What is a bike lane that cars are allowed to use? That's just a lane for cars and bikes, also known as a lane. So yes, it is a bike lane that cars are allowed to use, but that is a distinction without a difference.

Guez's point about green paint being confusing is a good one. We haven't used green paint in DC, so I actually don't think it would confuse anyone, but it is something to be cautious of in the future if paint does start being used to define space. Maybe one color for shared areas and one for bike only areas?

Maybe one color for shared areas and one for bike only areas?

Good idea. Perhaps a relatively faint green for the former and a darker green for the latter, coupled with text ("share the road" "bikes only").

These kind of things can be tricky. At some point Greenbelt used diamonds on their bike lanes, but they found that motorists confused them with HOV lanes, so they covered them over.

Chris Woodyard is a real piece of work. I wonder what he would say about the driver (not the car) that sped up right behind me on Independence Ave. one evening and started flashing his lights at me, trying to get me out of the way, even though the entire left lane was empty. He was the only driver on the road for about 200 feet in either lane. That still burns me up.

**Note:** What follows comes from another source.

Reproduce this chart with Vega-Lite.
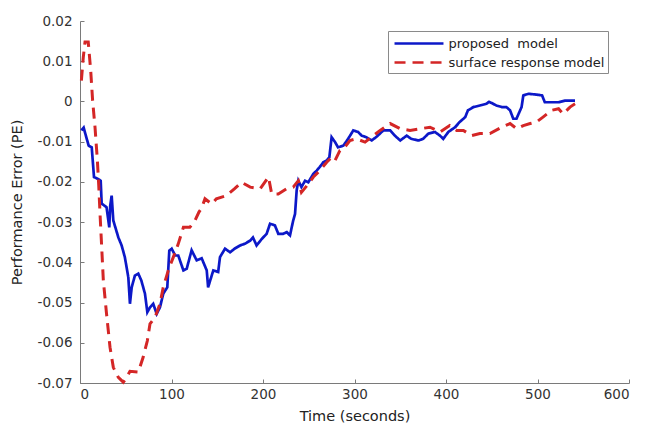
{
  "$schema": "https://vega.github.io/schema/vega-lite/v6.json",
  "width": 549,
  "height": 362,
  "autosize": {"type": "none"},
  "padding": {"left": 80, "top": 21, "right": 18, "bottom": 46},
  "background": "white",
  "config": {
    "view": {"stroke": null},
    "font": "DejaVu Sans",
    "axis": {
      "grid": false,
      "domainColor": "#7a7a7a",
      "tickColor": "#7a7a7a",
      "labelColor": "#333333",
      "titleColor": "#222222",
      "labelFont": "DejaVu Sans",
      "titleFont": "DejaVu Sans",
      "labelFontSize": 13.5,
      "titleFontSize": 14.5,
      "titleFontWeight": "normal",
      "tickSize": -4
    }
  },
  "datasets": {
    "proposed": [
      {"t":1.5,"v":-0.0072},{"t":4,"v":-0.0065},{"t":7,"v":-0.009},{"t":9.5,"v":-0.011},{"t":12.8,"v":-0.0114},{"t":15.3,"v":-0.0188},{"t":19,"v":-0.0192},{"t":22.6,"v":-0.0197},{"t":23.7,"v":-0.0254},{"t":29,"v":-0.0263},{"t":32,"v":-0.0313},{"t":33,"v":-0.026},{"t":34.6,"v":-0.0234},{"t":36.4,"v":-0.0296},{"t":41.9,"v":-0.0338},{"t":45.5,"v":-0.0358},{"t":49,"v":-0.0387},{"t":52.8,"v":-0.0437},{"t":54.6,"v":-0.0503},{"t":56.5,"v":-0.0462},{"t":60,"v":-0.0433},{"t":63.7,"v":-0.0428},{"t":67,"v":-0.0445},{"t":71,"v":-0.0478},{"t":73.6,"v":-0.0524},{"t":76.5,"v":-0.0512},{"t":80,"v":-0.0503},{"t":83.8,"v":-0.0528},{"t":87.4,"v":-0.0512},{"t":91,"v":-0.0478},{"t":95.4,"v":-0.0462},{"t":97.6,"v":-0.0371},{"t":100.2,"v":-0.0366},{"t":104,"v":-0.0383},{"t":107.4,"v":-0.0383},{"t":113,"v":-0.042},{"t":116.6,"v":-0.0416},{"t":122,"v":-0.037},{"t":127.5,"v":-0.0395},{"t":133,"v":-0.039},{"t":138.5,"v":-0.042},{"t":140,"v":-0.0462},{"t":145.7,"v":-0.042},{"t":151,"v":-0.0424},{"t":153,"v":-0.0387},{"t":158.5,"v":-0.0366},{"t":164,"v":-0.0375},{"t":169,"v":-0.0366},{"t":175,"v":-0.0358},{"t":180,"v":-0.0354},{"t":186,"v":-0.0346},{"t":189,"v":-0.0338},{"t":193,"v":-0.0358},{"t":198.6,"v":-0.0342},{"t":204,"v":-0.0329},{"t":207.7,"v":-0.0304},{"t":213,"v":-0.0308},{"t":216.7,"v":-0.0329},{"t":222,"v":-0.0329},{"t":226,"v":-0.0325},{"t":229.5,"v":-0.0333},{"t":233,"v":-0.0296},{"t":235,"v":-0.028},{"t":236.8,"v":-0.0221},{"t":238.6,"v":-0.0197},{"t":242,"v":-0.0213},{"t":246,"v":-0.0197},{"t":249.5,"v":-0.0201},{"t":255,"v":-0.018},{"t":258.7,"v":-0.0172},{"t":262,"v":-0.0163},{"t":266,"v":-0.0151},{"t":269.6,"v":-0.0147},{"t":272.5,"v":-0.0139},{"t":275,"v":-0.0089},{"t":278.7,"v":-0.0101},{"t":282,"v":-0.0114},{"t":287.8,"v":-0.011},{"t":293,"v":-0.0093},{"t":298.7,"v":-0.0072},{"t":304,"v":-0.0076},{"t":307.8,"v":-0.0085},{"t":313,"v":-0.0089},{"t":318.8,"v":-0.0097},{"t":324,"v":-0.0088},{"t":331.5,"v":-0.0072},{"t":339,"v":-0.0072},{"t":344,"v":-0.0085},{"t":350,"v":-0.0097},{"t":357,"v":-0.0085},{"t":362,"v":-0.0093},{"t":370,"v":-0.0097},{"t":375,"v":-0.0093},{"t":380.7,"v":-0.008},{"t":388,"v":-0.0076},{"t":393.4,"v":-0.0085},{"t":397,"v":-0.0093},{"t":402.5,"v":-0.0076},{"t":410,"v":-0.0064},{"t":415,"v":-0.0051},{"t":421,"v":-0.0039},{"t":424,"v":-0.0022},{"t":430,"v":-0.0014},{"t":437,"v":-0.001},{"t":444,"v":-0.0006},{"t":447,"v":-0.0001},{"t":450,"v":-0.0004},{"t":455,"v":-0.001},{"t":461,"v":-0.0014},{"t":466,"v":-0.0014},{"t":470,"v":-0.0022},{"t":473.5,"v":-0.0043},{"t":477,"v":-0.0043},{"t":482.6,"v":-0.0014},{"t":484.5,"v":0.0015},{"t":490,"v":0.0019},{"t":499,"v":0.0017},{"t":505,"v":0.0015},{"t":508,"v":-0.0002},{"t":515.5,"v":-0.0002},{"t":523,"v":-0.0002},{"t":530,"v":0.0002},{"t":541,"v":0.0002}
    ],
    "surface": [
      {"t":1.5,"v":0.0052},{"t":3.6,"v":0.011},{"t":5.5,"v":0.0148},{"t":9,"v":0.0148},{"t":11.7,"v":0.0077},{"t":13.8,"v":0.0002},{"t":16.4,"v":-0.0064},{"t":19,"v":-0.0147},{"t":20.5,"v":-0.021},{"t":21.9,"v":-0.028},{"t":23.7,"v":-0.0362},{"t":25.5,"v":-0.0445},{"t":29,"v":-0.0528},{"t":32.8,"v":-0.0611},{"t":36.4,"v":-0.0661},{"t":41.9,"v":-0.0686},{"t":47.3,"v":-0.0698},{"t":50,"v":-0.069},{"t":54.6,"v":-0.0671},{"t":63.7,"v":-0.0673},{"t":69,"v":-0.0636},{"t":73.6,"v":-0.0595},{"t":76.5,"v":-0.0553},{"t":82,"v":-0.0537},{"t":87.4,"v":-0.0503},{"t":91,"v":-0.0462},{"t":96.5,"v":-0.042},{"t":102,"v":-0.0387},{"t":107.4,"v":-0.0354},{"t":113,"v":-0.0313},{"t":120,"v":-0.0313},{"t":125.7,"v":-0.0296},{"t":130,"v":-0.0275},{"t":133,"v":-0.0265},{"t":136.6,"v":-0.0242},{"t":144,"v":-0.0255},{"t":149,"v":-0.0242},{"t":160,"v":-0.0234},{"t":169,"v":-0.0217},{"t":176.7,"v":-0.0201},{"t":186,"v":-0.0213},{"t":197,"v":-0.0217},{"t":206,"v":-0.0188},{"t":209.5,"v":-0.023},{"t":216.7,"v":-0.023},{"t":226,"v":-0.0217},{"t":233,"v":-0.0213},{"t":238.6,"v":-0.0197},{"t":242,"v":-0.0226},{"t":249.5,"v":-0.0205},{"t":255,"v":-0.0188},{"t":262,"v":-0.0172},{"t":269.6,"v":-0.0151},{"t":275,"v":-0.0139},{"t":278.7,"v":-0.0147},{"t":284,"v":-0.0122},{"t":287.8,"v":-0.0118},{"t":295,"v":-0.0097},{"t":302,"v":-0.0093},{"t":311.5,"v":-0.0101},{"t":320.5,"v":-0.0085},{"t":328,"v":-0.0072},{"t":339,"v":-0.0055},{"t":350,"v":-0.0068},{"t":360.7,"v":-0.0072},{"t":371.6,"v":-0.0068},{"t":382.5,"v":-0.0064},{"t":393.4,"v":-0.0076},{"t":404,"v":-0.006},{"t":411.7,"v":-0.0072},{"t":419,"v":-0.0072},{"t":428,"v":-0.0085},{"t":437,"v":-0.008},{"t":448,"v":-0.008},{"t":461,"v":-0.0064},{"t":470,"v":-0.0055},{"t":477.4,"v":-0.0068},{"t":484.5,"v":-0.006},{"t":492,"v":-0.0055},{"t":499,"v":-0.0051},{"t":506,"v":-0.0039},{"t":515.5,"v":-0.0022},{"t":523,"v":-0.0018},{"t":528,"v":-0.0031},{"t":535.5,"v":-0.0014},{"t":541,"v":-0.0006},{"t":544.6,"v":-0.0002}
    ]
  },
  "encoding": {
    "x": {
      "field": "t", "type": "quantitative",
      "scale": {"domain": [0, 600], "nice": false},
      "axis": {"values": [0,100,200,300,400,500,600], "title": "Time (seconds)", "labelPadding": 8, "titlePadding": 9}
    },
    "y": {
      "field": "v", "type": "quantitative",
      "scale": {"domain": [-0.07, 0.02], "nice": false},
      "axis": {"values": [-0.07,-0.06,-0.05,-0.04,-0.03,-0.02,-0.01,0,0.01,0.02], "format": ".2~f", "labelExpr": "replace(datum.label, '\u2212', '-')", "title": "Performance Error (PE)", "labelPadding": 12, "titlePadding": 13}
    }
  },
  "layer": [
    {
      "data": {"name": "proposed"},
      "mark": {"type": "line", "strokeWidth": 2.7},
      "encoding": {
        "color": {"datum": "proposed\u00a0 model", "type": "nominal",
          "scale": {"domain": ["proposed\u00a0 model", "surface response model"], "range": ["#0c18c8", "#d42626"]},
          "legend": {"title": null, "orient": "none", "legendX": 308, "legendY": 10, "symbolType": "M-3.06,0H3.06", "symbolSize": 256, "symbolOffset": 18.5, "symbolStrokeWidth": 2.6, "labelFontSize": 13, "labelColor": "#222222", "labelFont": "DejaVu Sans", "strokeColor": "#8a8a8a", "padding": 3, "rowPadding": 2, "labelOffset": 20, "fillColor": "white"}
        },
        "strokeDash": {"datum": "proposed\u00a0 model", "type": "nominal",
          "scale": {"domain": ["proposed\u00a0 model", "surface response model"], "range": [[1, 0], [11, 7]]},
          "legend": null
        }
      }
    },
    {
      "data": {"name": "surface"},
      "mark": {"type": "line", "strokeWidth": 3},
      "encoding": {
        "color": {"datum": "surface response model", "type": "nominal"},
        "strokeDash": {"datum": "surface response model", "type": "nominal"}
      }
    }
  ]
}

I didn't flip off the driver since he was the one with the 3,000-lb. hunk of steel.

Unfortunately Chris Woodyard seems to have the same attitude as that driver, that cyclists apparently have no right to use any road at any time.

To me, all sharrows are is adding road markings to Class 3 bicycle facilities, which typically before had only been signed with Bicycle Route signs and "Share the Road" signs.

I like the idea of different colors of paint being used for Class 2 bicycle facilities (lanes, bike boxes, etc.) and a different color for Class 3, if you are going to use paint for class 3.